What created the situation that happened yesterday is very historical. It’s very historical in the sense that, in the 1970s, Santos Rodriguez, in the city of Dallas, was murdered. There was very little show of sympathy around that. Those themes of injustice were planted then and ultimately what led us to yesterday’s incident. I think the city has failed, and I’m probably the only person that will state that. The city manager, the mayor, the police chief, the city councilmen, all of them are guilty for sowing the seeds of the lack of justice that has plagued our communities—specifically the Black, Brown and poor people here in Dallas. That emotion, that situation, is what created that incident yesterday. Now, I must add that we do not support violence, but we understand that violence begets violence, and we are sympathetic to why this incident occurred yesterday. We understand it because there has been so much injustice that has occurred over the past 40 years in Dallas. 

Santos Rodriguez was a Latino youth killed by a Dallas police officer during a Russian roulette-style interrogation.

Balogun also added that several Gun Club members were "snatched out of the crowd" by police and detained in the aftermath of yesterday’s violence. He noted that he did not know Mark Hughes, the Black man carrying a rifle during yesterday’s action who Dallas police publicly identified as a suspect before clearing him (although, according to The Washington Post, Hughes is still receiving death threats stemming from the false identification).

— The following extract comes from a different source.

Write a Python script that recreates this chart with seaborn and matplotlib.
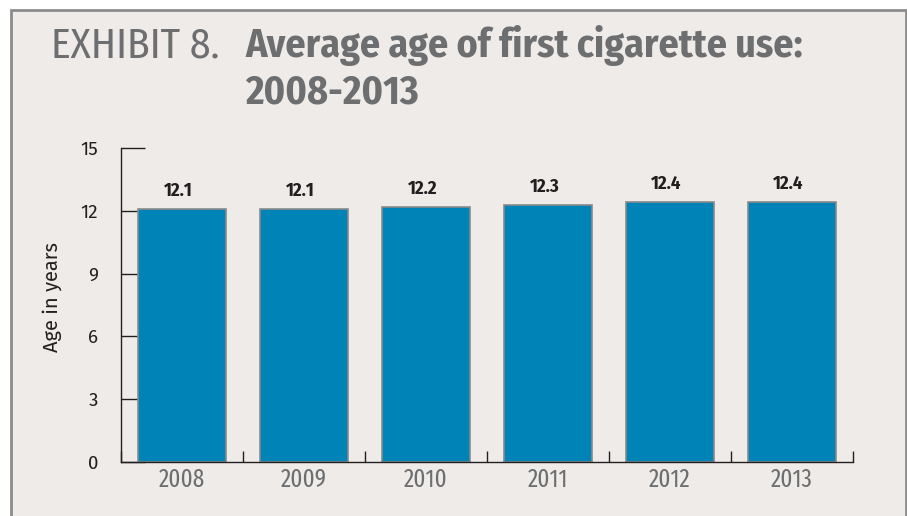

The Huey P. Newton Gun Club "seeks to inform the international community and have them recognize the oppressive conditions that exist in every Black, Brown, and poor White community across the United States of America," according to its website. Known for actions aimed against police violence and racism that involve members openly carrying arms, Gun Club members notably stood armed outside a South Dallas mosque with other community members last April when they were confronted by an armed anti-Muslim group.